Sheriff sounds off on changing marijuana laws days before session

NEW ORLEANS, LA (WVUE) - "Have we lost any sense of altruism of what's going on in the streets? Come on!" Sheriff Newell Normand said.

Normand didn't hold back when he described the effects that drugs can have on a community.

"Where is the moral compass? I don't see it," Normand said.

He sounded off after showing a video of a drug suspect smoking pot.

Desmond Willis, 25, was killed during a shootout with deputies earlier this week, and Normand expressed strong misgivings about changing Louisiana's marijuana laws.

"We're going to legalize and decriminalize possession, but guess what? The transaction and the sale is still illegal. The profit motive is still there.
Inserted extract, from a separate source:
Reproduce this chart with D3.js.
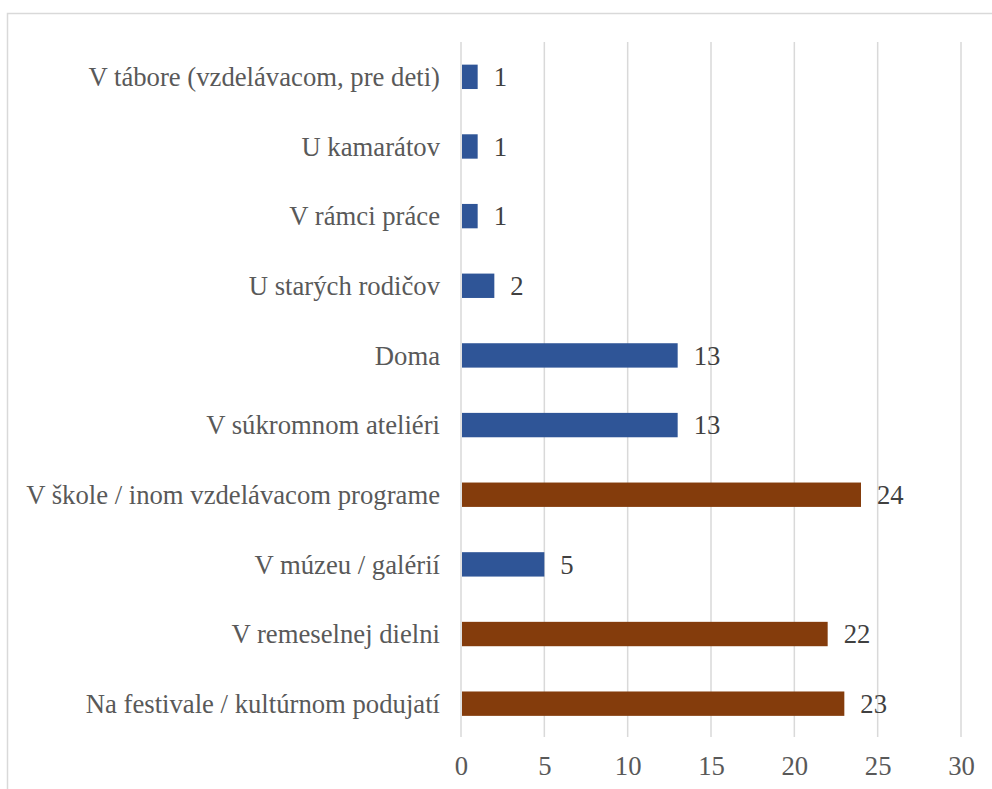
<!DOCTYPE html>
<html>
<head>
<meta charset="utf-8">
<script src="https://cdn.jsdelivr.net/npm/d3@7"></script>
</head>
<body style="margin:0">
<svg id="chart" width="992" height="789" font-family="Liberation Serif"></svg>
<script>
// categories top to bottom, as shown
var categories = [
  "V tábore (vzdelávacom, pre deti)",
  "U kamarátov",
  "V rámci práce",
  "U starých rodičov",
  "Doma",
  "V súkromnom ateliéri",
  "V škole / inom vzdelávacom programe",
  "V múzeu / galérií",
  "V remeselnej dielni",
  "Na festivale / kultúrnom podujatí"
];
var values = [1, 1, 1, 2, 13, 13, 24, 5, 22, 23];
// which bars are highlighted (brown)
var highlight = [false, false, false, false, false, false, true, false, true, true];
var xTicks = [0, 5, 10, 15, 20, 25, 30];

var width = 992, height = 789;
var margin = {top: 42, right: 31, bottom: 52, left: 461};
var fontSize = 26.7;

var svg = d3.select("#chart");

// outer chart border (cropped on right and bottom)
svg.append("rect")
  .attr("x", 7.5).attr("y", 13.5)
  .attr("width", 1000).attr("height", 1000)
  .attr("fill", "none")
  .attr("stroke", "#d9d9d9")
  .attr("stroke-width", 1.5);

var x = d3.scaleLinear()
  .domain([0, 30])
  .range([margin.left, width - margin.right]);

var y = d3.scaleBand()
  .domain(categories)
  .range([42, 738.5])
  .paddingInner(0.65)
  .paddingOuter(0.325);

// gridlines
svg.append("g")
  .selectAll("line")
  .data(xTicks)
  .enter().append("line")
    .attr("x1", d => x(d)).attr("x2", d => x(d))
    .attr("y1", 42).attr("y2", 737)
    .attr("stroke", "#d9d9d9")
    .attr("stroke-width", 1.5);

// bars
svg.append("g")
  .selectAll("rect")
  .data(categories)
  .enter().append("rect")
    .attr("x", x(0) + 1)
    .attr("y", d => y(d))
    .attr("width", (d, i) => x(values[i]) - x(0) - 1)
    .attr("height", y.bandwidth())
    .attr("fill", (d, i) => highlight[i] ? "#843c0c" : "#2f5597");

// value labels
svg.append("g")
  .selectAll("text")
  .data(categories)
  .enter().append("text")
    .attr("x", (d, i) => x(values[i]) + 16)
    .attr("y", d => y(d) + y.bandwidth() / 2)
    .attr("dy", "0.35em")
    .attr("font-family", "Liberation Serif")
    .attr("font-size", fontSize)
    .attr("fill", "#404040")
    .text((d, i) => values[i]);

// category axis labels
svg.append("g")
  .selectAll("text")
  .data(categories)
  .enter().append("text")
    .attr("x", 440)
    .attr("y", d => y(d) + y.bandwidth() / 2)
    .attr("dy", "0.35em")
    .attr("text-anchor", "end")
    .attr("font-family", "Liberation Serif")
    .attr("font-size", fontSize)
    .attr("fill", "#595959")
    .text(d => d);

// x axis labels
var xAxis = svg.append("g")
  .attr("transform", "translate(0,737)")
  .call(d3.axisBottom(x).tickValues(xTicks).tickSize(0).tickPadding(19))
  .attr("font-family", "Liberation Serif")
  .attr("font-size", fontSize);
xAxis.select(".domain").remove();
xAxis.selectAll("text")
  .attr("fill", "#595959");
</script>
</body>
</html>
The havoc that it will wreak on our streets will be insurmountable," Normand said.

A bill by Rep. Dalton Honore of Baton Rouge would create a proposition to legalize marijuana across the board.

"You're an adult. You make that decision for yourself," Honore said.
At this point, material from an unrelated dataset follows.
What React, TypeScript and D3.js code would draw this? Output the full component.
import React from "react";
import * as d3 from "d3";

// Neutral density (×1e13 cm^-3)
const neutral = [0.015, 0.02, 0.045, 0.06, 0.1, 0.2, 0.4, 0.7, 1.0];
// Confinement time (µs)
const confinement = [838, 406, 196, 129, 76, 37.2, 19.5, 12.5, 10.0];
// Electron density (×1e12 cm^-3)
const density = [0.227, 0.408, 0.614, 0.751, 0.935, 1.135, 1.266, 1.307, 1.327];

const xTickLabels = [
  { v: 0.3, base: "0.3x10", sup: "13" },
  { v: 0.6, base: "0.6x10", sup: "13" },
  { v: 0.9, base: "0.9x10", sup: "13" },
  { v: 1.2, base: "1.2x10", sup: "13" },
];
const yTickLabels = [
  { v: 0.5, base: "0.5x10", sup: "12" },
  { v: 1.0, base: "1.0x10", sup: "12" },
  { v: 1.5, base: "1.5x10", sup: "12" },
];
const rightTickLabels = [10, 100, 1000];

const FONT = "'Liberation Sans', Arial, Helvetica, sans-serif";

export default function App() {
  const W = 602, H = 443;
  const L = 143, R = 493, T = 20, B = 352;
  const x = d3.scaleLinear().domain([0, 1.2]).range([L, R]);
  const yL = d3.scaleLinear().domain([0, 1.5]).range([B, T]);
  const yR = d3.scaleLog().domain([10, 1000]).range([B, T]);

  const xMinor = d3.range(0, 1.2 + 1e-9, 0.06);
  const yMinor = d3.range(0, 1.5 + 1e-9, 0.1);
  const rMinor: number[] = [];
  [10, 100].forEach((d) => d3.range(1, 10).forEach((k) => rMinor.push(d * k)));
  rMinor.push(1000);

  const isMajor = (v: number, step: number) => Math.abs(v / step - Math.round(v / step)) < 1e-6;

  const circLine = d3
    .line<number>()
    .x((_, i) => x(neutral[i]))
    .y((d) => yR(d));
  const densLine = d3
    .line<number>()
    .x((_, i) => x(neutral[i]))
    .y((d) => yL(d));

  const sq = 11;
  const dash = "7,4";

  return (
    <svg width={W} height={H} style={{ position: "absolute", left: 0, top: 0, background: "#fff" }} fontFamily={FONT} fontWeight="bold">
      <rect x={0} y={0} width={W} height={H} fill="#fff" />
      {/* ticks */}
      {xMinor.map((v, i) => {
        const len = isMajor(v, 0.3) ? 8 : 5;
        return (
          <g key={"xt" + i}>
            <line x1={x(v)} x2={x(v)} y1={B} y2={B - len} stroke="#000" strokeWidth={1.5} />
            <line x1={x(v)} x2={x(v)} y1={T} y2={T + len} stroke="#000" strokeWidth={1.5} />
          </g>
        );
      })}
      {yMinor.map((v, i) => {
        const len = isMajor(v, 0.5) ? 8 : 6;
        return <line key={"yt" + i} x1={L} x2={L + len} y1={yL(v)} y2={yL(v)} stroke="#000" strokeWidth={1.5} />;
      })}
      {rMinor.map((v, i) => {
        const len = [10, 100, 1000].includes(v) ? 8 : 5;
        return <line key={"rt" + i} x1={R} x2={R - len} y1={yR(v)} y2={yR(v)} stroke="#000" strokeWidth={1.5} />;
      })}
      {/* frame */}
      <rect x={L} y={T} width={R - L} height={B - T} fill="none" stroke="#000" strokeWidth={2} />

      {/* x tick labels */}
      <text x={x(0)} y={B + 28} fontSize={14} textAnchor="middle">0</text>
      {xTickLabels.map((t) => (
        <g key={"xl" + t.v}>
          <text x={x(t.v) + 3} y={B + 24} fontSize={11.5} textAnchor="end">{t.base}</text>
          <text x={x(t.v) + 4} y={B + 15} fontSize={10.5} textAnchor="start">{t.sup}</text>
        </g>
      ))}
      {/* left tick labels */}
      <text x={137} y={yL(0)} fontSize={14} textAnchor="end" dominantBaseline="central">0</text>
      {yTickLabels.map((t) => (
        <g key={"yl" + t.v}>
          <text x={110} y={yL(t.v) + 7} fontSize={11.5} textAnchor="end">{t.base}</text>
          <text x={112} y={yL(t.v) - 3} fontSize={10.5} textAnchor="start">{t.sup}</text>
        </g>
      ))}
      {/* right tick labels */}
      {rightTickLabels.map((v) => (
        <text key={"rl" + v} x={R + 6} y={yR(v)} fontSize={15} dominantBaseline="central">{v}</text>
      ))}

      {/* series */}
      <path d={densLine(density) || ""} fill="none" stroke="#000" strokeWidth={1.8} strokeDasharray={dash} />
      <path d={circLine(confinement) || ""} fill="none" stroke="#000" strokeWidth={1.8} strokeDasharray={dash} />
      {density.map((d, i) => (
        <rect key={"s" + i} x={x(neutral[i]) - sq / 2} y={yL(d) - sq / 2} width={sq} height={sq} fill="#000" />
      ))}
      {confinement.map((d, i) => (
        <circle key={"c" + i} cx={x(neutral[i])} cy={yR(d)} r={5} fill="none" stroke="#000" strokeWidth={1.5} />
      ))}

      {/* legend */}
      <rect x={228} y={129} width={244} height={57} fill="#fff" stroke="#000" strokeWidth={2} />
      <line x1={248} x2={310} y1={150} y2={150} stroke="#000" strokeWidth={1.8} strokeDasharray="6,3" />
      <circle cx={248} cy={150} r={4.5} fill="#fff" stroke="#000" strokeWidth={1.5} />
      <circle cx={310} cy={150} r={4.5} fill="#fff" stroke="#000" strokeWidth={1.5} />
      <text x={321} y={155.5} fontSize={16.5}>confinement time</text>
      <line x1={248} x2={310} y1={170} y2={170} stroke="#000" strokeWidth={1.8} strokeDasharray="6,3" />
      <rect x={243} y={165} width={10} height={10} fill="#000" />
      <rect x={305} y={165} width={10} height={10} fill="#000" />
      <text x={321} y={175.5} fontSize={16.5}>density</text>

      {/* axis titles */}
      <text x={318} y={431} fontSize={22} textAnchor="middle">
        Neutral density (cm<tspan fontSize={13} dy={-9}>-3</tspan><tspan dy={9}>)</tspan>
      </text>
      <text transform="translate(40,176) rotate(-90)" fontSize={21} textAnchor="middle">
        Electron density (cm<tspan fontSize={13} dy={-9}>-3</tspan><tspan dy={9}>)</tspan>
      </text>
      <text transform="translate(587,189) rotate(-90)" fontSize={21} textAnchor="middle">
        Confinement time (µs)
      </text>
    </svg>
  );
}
Honore wants Louisiana voters to decide if marijuana should be legalized.

"Everybody wants to do this, but nobody wants to step forward, and this is why I want to take it to the people to vote," Honore said.
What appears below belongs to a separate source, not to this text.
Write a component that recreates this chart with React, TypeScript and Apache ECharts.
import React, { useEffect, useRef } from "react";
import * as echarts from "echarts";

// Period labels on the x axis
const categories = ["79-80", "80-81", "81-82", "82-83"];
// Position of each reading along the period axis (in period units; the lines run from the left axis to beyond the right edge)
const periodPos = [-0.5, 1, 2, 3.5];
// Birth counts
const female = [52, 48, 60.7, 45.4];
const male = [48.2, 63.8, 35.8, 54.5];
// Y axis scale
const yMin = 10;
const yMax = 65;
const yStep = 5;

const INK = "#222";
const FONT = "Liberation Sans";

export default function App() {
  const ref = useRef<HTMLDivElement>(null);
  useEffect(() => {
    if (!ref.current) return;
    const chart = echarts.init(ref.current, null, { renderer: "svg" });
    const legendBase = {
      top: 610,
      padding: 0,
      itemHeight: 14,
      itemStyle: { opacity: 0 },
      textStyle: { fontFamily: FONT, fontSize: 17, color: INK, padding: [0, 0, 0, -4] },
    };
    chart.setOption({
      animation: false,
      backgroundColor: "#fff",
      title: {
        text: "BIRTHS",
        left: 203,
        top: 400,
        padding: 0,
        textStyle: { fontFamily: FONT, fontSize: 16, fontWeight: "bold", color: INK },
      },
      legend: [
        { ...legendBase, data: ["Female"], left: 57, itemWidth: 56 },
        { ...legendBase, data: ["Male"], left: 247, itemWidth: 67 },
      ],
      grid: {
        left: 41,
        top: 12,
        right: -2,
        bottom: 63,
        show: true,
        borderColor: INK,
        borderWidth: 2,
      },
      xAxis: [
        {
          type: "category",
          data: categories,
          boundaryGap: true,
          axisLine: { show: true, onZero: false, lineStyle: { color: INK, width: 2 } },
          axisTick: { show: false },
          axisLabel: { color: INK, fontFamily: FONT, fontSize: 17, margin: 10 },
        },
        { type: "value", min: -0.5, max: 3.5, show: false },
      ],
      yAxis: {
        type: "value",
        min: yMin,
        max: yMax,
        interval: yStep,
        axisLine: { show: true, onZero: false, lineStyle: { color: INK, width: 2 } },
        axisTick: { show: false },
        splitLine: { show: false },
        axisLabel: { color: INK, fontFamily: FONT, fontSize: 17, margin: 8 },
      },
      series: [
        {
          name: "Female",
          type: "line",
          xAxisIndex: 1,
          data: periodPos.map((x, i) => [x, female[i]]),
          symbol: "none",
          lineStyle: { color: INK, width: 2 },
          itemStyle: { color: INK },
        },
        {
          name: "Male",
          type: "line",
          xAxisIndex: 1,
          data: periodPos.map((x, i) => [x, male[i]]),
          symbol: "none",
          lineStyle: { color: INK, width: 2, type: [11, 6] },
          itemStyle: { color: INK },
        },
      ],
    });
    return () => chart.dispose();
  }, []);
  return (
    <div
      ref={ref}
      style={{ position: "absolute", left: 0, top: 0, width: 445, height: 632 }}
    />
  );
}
Two additional bills would not legalize marijuana, but would instead amend the penalties for possession of the drug. Rep. Austin Badon authored House Bill 149.

"You have people who are taken from their families and put in jail for simple possession, and we're not talking about the pushers or the dealers. We're talking about simple marijuana use for their own personal consumption," Badon said.

Badon said right now, a third conviction for marijuana possession could land someone in jail for 20 years.

"My bill would drop it down to five years, and it still gives the judges and DA discretion," Badon said.

Badon said he'll never condone the use of marijuana, but he believes amending the penalties will save tax payers money and allow those convicted to get the help they need to quit.

A recent survey by LSU researchers found that 67 percent of Louisiana residents say people convicted of possessing small amounts of marijuana should not serve jail time.